*PROBLEM*. Exactly and only the lines from the one containing "Reproduce this chart with matplotlib." through the one containing "plt.rcParams['font.family'] = ['Liberation" belong in your copy. Pictures do not.

*GIVEN ENTRIES*.
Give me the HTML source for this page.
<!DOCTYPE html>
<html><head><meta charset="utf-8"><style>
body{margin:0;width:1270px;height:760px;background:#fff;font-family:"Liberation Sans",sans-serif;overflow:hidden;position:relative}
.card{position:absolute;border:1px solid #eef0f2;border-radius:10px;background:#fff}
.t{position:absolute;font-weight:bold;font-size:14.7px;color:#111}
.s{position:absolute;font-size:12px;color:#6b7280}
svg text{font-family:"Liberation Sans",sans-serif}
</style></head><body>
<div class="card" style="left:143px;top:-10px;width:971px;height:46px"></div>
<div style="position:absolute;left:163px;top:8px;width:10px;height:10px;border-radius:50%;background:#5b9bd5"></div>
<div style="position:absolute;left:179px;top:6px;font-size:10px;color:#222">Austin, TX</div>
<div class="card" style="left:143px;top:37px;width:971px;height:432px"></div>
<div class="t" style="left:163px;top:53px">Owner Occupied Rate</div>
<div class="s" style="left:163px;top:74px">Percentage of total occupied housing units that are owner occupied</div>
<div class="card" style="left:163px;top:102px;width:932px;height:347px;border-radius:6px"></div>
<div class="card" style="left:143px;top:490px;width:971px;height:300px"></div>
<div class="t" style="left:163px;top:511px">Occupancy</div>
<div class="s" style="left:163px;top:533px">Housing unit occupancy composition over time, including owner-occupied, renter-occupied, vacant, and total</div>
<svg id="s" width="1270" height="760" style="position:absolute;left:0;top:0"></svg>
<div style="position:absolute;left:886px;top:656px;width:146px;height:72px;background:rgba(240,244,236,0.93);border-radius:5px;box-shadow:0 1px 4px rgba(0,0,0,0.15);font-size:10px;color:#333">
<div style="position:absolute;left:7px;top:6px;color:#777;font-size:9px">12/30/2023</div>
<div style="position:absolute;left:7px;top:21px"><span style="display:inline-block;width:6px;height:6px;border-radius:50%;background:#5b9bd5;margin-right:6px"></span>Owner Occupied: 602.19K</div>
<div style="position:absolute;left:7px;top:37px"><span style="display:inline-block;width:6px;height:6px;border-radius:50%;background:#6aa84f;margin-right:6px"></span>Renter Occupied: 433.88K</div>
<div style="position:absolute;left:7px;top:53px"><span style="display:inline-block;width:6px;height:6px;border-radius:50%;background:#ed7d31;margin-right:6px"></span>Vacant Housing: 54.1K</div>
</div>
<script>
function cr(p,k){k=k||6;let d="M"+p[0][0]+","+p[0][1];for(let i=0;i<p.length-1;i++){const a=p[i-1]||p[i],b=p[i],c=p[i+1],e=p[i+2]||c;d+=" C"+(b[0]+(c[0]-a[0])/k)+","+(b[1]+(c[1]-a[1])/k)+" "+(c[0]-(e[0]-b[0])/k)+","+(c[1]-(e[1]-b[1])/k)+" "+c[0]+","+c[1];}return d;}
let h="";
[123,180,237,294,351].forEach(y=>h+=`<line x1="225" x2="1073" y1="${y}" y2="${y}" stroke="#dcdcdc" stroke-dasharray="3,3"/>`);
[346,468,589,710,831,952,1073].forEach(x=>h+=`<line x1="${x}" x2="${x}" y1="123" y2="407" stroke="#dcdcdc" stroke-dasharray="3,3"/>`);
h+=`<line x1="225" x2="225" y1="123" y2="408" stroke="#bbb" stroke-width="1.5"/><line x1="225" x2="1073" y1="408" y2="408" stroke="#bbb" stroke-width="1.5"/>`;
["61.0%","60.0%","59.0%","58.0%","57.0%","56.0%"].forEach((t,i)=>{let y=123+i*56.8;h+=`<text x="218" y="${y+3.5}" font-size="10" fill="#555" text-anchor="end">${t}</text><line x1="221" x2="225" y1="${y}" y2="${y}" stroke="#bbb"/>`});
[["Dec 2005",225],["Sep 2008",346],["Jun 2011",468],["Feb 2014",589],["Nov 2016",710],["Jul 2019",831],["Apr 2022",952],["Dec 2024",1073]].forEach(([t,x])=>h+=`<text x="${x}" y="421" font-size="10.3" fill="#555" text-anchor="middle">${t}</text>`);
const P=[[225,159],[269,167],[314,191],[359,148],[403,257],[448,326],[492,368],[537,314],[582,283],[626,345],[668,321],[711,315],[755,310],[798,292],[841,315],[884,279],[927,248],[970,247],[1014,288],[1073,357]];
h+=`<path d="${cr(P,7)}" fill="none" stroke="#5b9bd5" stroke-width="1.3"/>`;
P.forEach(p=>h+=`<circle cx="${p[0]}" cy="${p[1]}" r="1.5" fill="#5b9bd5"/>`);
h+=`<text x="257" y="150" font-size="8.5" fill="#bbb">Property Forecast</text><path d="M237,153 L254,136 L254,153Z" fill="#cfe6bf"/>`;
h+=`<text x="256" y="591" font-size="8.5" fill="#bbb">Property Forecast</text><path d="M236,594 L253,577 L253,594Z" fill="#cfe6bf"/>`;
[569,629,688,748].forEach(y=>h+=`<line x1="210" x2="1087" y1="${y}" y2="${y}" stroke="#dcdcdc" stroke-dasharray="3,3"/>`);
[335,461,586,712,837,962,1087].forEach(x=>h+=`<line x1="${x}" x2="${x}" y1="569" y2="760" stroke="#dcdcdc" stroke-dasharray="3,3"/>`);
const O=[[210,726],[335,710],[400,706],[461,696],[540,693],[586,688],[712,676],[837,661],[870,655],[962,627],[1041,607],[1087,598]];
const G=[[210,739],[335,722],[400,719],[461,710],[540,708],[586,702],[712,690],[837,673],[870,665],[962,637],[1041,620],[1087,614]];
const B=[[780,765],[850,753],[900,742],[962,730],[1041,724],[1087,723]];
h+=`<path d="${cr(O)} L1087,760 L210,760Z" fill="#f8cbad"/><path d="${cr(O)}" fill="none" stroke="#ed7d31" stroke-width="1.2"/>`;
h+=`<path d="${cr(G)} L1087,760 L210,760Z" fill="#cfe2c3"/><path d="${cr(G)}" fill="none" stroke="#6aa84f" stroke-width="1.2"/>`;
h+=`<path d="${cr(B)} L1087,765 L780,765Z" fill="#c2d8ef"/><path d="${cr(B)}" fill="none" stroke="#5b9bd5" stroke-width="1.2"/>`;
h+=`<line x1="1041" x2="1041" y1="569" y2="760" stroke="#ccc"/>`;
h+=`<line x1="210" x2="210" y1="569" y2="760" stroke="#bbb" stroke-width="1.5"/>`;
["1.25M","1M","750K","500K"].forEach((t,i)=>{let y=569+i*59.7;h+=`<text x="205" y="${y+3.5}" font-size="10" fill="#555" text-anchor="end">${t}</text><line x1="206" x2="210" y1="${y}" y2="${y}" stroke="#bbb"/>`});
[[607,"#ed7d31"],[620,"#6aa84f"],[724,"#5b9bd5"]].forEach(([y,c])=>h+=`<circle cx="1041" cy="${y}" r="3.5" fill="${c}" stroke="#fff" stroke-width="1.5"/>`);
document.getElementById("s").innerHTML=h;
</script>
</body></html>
---
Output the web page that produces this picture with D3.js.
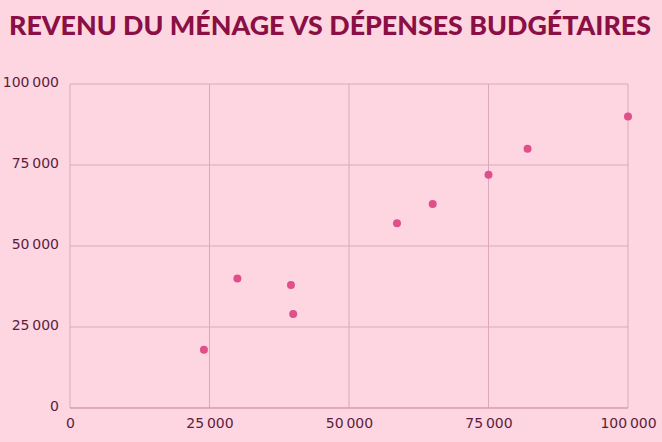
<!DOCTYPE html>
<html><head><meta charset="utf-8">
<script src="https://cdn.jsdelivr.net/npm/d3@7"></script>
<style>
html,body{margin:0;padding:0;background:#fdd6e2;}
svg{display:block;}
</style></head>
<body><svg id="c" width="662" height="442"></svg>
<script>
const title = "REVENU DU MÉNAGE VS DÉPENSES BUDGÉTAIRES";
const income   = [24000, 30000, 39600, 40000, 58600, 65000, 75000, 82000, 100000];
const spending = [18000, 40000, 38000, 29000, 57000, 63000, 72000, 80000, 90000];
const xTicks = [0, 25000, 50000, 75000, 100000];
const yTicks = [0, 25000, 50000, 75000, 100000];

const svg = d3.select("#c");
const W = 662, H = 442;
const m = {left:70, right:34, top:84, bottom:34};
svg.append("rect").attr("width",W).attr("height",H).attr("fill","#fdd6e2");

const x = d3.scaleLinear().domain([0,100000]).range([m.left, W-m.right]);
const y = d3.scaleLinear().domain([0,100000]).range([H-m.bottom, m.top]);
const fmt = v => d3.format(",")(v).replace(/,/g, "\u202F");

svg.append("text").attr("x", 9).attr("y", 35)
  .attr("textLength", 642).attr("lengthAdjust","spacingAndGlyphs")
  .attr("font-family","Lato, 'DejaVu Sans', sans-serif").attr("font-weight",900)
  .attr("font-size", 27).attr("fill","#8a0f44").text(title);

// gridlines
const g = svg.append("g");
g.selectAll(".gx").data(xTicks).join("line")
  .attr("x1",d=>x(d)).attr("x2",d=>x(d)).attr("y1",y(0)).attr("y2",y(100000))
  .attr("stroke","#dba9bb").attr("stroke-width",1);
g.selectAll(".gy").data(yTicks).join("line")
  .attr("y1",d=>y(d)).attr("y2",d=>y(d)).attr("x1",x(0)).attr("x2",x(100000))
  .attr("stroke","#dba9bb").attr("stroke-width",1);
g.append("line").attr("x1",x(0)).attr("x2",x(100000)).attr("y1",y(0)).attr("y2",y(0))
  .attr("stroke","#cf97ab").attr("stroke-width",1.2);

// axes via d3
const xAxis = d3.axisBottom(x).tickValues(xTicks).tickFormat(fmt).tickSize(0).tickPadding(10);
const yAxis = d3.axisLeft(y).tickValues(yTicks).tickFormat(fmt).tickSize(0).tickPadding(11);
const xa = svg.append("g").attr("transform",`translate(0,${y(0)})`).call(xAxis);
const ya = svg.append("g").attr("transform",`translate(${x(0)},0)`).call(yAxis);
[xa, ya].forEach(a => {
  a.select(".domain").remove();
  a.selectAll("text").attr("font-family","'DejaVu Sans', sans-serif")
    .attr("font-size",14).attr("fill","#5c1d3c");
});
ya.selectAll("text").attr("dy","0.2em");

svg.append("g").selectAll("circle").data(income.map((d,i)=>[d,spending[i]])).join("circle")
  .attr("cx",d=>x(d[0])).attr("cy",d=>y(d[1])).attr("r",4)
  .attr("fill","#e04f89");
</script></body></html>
--
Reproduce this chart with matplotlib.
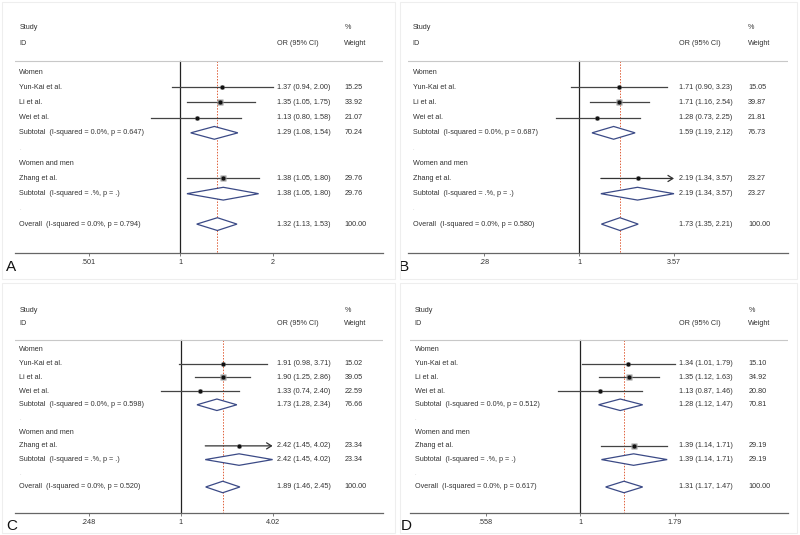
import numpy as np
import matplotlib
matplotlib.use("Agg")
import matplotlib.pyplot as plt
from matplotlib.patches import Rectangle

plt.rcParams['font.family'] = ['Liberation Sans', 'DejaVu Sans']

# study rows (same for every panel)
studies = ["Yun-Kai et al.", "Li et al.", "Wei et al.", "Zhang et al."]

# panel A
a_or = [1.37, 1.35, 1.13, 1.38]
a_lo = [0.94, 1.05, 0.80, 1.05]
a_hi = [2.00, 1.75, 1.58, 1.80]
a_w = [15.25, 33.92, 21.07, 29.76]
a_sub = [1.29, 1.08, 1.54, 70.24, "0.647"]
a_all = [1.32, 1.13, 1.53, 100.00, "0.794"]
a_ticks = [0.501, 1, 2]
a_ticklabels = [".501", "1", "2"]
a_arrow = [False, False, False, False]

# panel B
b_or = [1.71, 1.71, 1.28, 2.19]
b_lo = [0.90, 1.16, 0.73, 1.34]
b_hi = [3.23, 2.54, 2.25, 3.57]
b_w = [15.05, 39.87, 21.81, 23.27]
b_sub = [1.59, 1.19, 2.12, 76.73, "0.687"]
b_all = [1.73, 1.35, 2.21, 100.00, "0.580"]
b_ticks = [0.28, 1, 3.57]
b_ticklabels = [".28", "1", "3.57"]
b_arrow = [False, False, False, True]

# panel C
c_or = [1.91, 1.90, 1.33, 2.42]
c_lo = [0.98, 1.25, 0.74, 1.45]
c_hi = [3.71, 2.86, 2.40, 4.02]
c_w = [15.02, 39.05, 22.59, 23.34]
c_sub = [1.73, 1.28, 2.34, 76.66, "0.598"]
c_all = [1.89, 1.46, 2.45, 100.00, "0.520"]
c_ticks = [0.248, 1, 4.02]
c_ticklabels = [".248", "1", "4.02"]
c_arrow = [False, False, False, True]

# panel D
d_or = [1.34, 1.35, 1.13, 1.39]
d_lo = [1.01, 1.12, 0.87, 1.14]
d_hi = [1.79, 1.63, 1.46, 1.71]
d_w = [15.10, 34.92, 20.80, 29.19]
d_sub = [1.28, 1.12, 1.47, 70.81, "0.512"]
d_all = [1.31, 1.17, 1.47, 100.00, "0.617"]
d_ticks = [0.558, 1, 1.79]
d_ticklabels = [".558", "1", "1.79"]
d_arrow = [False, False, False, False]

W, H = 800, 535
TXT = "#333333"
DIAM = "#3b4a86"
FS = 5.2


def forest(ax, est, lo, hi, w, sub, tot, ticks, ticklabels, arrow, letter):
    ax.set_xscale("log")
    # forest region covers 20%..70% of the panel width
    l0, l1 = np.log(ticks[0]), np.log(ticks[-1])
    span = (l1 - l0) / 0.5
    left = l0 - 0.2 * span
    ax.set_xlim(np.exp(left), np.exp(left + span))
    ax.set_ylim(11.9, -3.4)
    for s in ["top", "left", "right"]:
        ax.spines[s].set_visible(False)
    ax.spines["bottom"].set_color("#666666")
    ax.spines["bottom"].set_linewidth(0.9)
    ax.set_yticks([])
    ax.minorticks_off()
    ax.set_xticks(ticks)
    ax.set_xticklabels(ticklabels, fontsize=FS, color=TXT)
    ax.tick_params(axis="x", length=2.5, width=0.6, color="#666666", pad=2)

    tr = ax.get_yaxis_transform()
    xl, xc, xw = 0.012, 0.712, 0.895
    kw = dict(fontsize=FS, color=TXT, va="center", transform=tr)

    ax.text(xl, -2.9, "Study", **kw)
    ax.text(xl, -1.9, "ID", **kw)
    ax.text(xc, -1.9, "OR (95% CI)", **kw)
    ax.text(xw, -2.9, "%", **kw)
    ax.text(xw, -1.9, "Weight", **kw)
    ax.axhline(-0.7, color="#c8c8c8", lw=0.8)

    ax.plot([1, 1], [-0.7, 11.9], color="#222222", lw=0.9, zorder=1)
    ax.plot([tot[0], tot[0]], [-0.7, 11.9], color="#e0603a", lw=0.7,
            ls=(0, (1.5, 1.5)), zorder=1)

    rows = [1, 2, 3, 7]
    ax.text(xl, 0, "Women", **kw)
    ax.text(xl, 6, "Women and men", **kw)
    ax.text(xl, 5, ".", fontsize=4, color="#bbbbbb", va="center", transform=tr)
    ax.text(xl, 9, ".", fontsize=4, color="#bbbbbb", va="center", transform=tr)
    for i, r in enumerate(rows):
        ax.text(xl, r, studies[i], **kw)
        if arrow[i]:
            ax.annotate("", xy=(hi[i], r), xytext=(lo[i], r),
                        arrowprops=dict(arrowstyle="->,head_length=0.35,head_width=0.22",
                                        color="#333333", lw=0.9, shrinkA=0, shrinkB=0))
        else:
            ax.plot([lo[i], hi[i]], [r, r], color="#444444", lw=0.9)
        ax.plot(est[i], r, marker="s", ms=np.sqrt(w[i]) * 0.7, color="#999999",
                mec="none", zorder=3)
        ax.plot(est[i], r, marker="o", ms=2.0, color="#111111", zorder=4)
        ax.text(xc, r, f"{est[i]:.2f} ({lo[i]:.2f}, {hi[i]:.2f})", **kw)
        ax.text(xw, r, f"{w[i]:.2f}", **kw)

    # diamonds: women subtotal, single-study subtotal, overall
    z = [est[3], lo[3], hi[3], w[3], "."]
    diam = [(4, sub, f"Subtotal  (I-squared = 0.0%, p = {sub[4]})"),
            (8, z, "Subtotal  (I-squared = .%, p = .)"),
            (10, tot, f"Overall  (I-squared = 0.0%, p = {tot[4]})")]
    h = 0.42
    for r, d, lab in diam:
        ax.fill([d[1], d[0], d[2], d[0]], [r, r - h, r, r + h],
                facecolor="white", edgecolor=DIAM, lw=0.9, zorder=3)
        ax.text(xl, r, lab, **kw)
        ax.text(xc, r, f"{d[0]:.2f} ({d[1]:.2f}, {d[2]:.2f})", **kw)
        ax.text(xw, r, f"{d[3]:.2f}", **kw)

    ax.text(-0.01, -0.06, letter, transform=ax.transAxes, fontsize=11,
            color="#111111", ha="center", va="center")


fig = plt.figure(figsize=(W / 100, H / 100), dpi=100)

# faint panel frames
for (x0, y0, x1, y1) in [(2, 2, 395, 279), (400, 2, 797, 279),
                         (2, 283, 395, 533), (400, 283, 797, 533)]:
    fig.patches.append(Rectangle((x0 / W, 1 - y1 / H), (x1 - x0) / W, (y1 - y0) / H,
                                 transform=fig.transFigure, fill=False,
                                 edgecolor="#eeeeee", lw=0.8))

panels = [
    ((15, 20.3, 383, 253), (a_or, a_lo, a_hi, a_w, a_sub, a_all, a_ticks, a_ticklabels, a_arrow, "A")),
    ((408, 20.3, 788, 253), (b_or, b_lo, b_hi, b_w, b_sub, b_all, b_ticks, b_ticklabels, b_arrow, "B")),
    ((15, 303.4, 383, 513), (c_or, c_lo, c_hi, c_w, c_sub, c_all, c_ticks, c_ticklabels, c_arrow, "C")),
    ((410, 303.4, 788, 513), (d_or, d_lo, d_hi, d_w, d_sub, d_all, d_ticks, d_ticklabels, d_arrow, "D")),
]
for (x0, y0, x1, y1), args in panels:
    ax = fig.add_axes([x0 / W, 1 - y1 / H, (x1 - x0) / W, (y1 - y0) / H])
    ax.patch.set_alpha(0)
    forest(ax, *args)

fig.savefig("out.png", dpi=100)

*FULL SOLUTION*.
Reproduce this chart with matplotlib.
import numpy as np
import matplotlib
matplotlib.use("Agg")
import matplotlib.pyplot as plt
from matplotlib.patches import Rectangle

plt.rcParams['font.family'] = ['Liberation Sans', 'DejaVu Sans']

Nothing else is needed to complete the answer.